Boring is 'amazing' for steady returns: Epoch's Van Valen

Reuters

Published Nov 13, 2018 08:00PM ET

Boring is 'amazing' for steady returns: Epoch's Van Valen

By Herbert Lash

NEW YORK (Reuters) - The gains of internet-related stocks in recent years have cast a shadow over what a dull but steady income stream from dividends can do for investors.

Fully understanding a company's ability to generate cash and sustain stock buybacks and payouts to shareholders over time is the bedrock philosophy at Epoch Investment Partners, which oversees about $20.7 billion using this investment strategy.

"Boring is amazing, we take it as a compliment," Kera Van Valen, a portfolio manager of both the U.S. and global equity shareholder yield portfolios at Epoch, told the Reuters Global Investment 2019 Outlook Summit in New York on Tuesday.

"In our strategy we don't focus on multiples," Van Valen said, referring to price-to-earnings ratios that are an investing benchmark on Wall Street. "From our perspective it's more about the dividend yields that the companies offer."

The surge of the FANG stocks - Facebook Inc (NASDAQ:FB), Amazon.com Inc (NASDAQ:AMZN), Netflix Inc (NASDAQ:NFLX) and Google's parent Alphabet (NASDAQ:GOOGL) Inc - has captivated Wall Street in recent years, but they don't pay dividends so Van Valen has not rode that wave.

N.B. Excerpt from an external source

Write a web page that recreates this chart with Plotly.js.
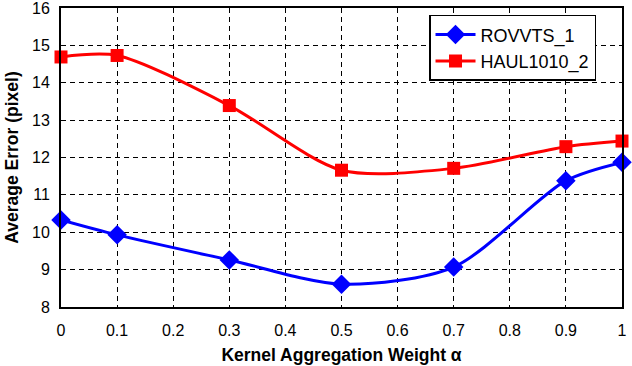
<!DOCTYPE html>
<html>
<head>
<meta charset="utf-8">
<script src="https://cdn.plot.ly/plotly-3.0.1.min.js"></script>
<style>
	html, body { margin: 0; padding: 0; background: #fff; }
	#chart { width: 632px; height: 366px; }
</style>
</head>
<body>
<div id="chart"></div>
<script>
	// kernel aggregation weight alpha
	const alphaValues = [0, 0.1, 0.3, 0.5, 0.7, 0.9, 1];

	// average error (pixel) per sequence
	const rovvtsError = [10.33, 9.93, 9.26, 8.61, 9.07, 11.38, 11.87];
	const haulError = [14.69, 14.73, 13.39, 11.66, 11.71, 12.29, 12.44];

	const seriesNames = ['ROVVTS_1', 'HAUL1010_2'];
	const xTicks = [0, 0.1, 0.2, 0.3, 0.4, 0.5, 0.6, 0.7, 0.8, 0.9, 1];
	const xTickText = ['0', '0.1', '0.2', '0.3', '0.4', '0.5', '0.6', '0.7', '0.8', '0.9', '1'];
	const yTicks = [8, 9, 10, 11, 12, 13, 14, 15, 16];

	const font = 'Liberation Sans, Arial, sans-serif';

	const rovvts = {
		x: alphaValues,
		y: rovvtsError,
		name: seriesNames[0],
		type: 'scatter',
		mode: 'lines+markers',
		line: { color: '#0000ff', width: 3, shape: 'spline', smoothing: 0.8 },
		marker: { symbol: 'diamond', size: 15, color: '#0000ff' },
		cliponaxis: false,
	};

	const haul = {
		x: alphaValues,
		y: haulError,
		name: seriesNames[1],
		type: 'scatter',
		mode: 'lines+markers',
		line: { color: '#ff0000', width: 3, shape: 'spline', smoothing: 0.8 },
		marker: { symbol: 'square', size: 13, color: '#ff0000' },
		cliponaxis: false,
	};

	const gridAxis = {
		showgrid: true,
		gridcolor: '#000',
		gridwidth: 1.2,
		griddash: '5px,4px',
		zeroline: false,
		showline: true,
		linecolor: '#000',
		linewidth: 2,
		mirror: true,
		ticks: '',
		ticklabeloverflow: 'allow',
		tickfont: { family: font, size: 16, color: '#000' },
	};

	const layout = {
		width: 632,
		height: 366,
		margin: { l: 61, r: 10, t: 8, b: 59 },
		paper_bgcolor: '#fff',
		plot_bgcolor: '#fff',
		showlegend: true,
		legend: {
			x: 0.656,
			y: 0.977,
			xanchor: 'left',
			yanchor: 'top',
			bgcolor: '#fff',
			bordercolor: '#000',
			borderwidth: 1.5,
			font: { family: font, size: 18, color: '#000' },
			itemwidth: 40,
		},
		xaxis: Object.assign({}, gridAxis, {
			range: [0, 1],
			tickmode: 'array',
			tickvals: xTicks,
			ticktext: xTickText,
			ticklabelstandoff: 8,
			title: {
				text: 'Kernel Aggregation Weight α',
				font: { family: font, size: 17.5, color: '#000', weight: 'bold' },
				standoff: 11,
			},
		}),
		yaxis: Object.assign({}, gridAxis, {
			range: [8, 16],
			tickmode: 'array',
			tickvals: yTicks,
			ticklabelstandoff: 6,
			title: {
				text: 'Average Error (pixel)',
				font: { family: font, size: 17.5, color: '#000', weight: 'bold' },
				standoff: 9,
			},
		}),
	};

	Plotly.newPlot('chart', [rovvts, haul], layout, { displayModeBar: false, responsive: false });
</script>
</body>
</html>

"You could understand the growth in some of the companies, some it's harder to understand," she said.

But Van Valen is very interested in technology as long as she can understand how it is driving cash flows to return to shareholders or reinvested to spur a company's growth.

"It's a great thing because we'll continue to see companies be able to sustain higher dividend payout ratios, be able to return excess cash to shareholders through share repurchases," she said.

About two-thirds of the 100 companies that each portfolio holds increased their dividends 7.1 percent so far this year, Van Valen said.

That rate was higher than last year, partly due to U.S. tax reform, but Van Valen does not expect the rate to change dramatically for her holdings in the near future even as earnings growth likely slows to single digits.

Van Valen looks for managements that have a well-articulated capital allocation policy so as the company grows, the cash distributions back to shareholders will grow. The average holding period for stocks in the two portfolios is about five years with low turnover.

The shareholder yield portfolios include utilities, staples, telecoms and increasingly financial stocks that profit from traditional loans and not harder-to-understand trading desks.

Van Valen added BB&T Corp (NYSE:BBT) to the portfolio earlier this year.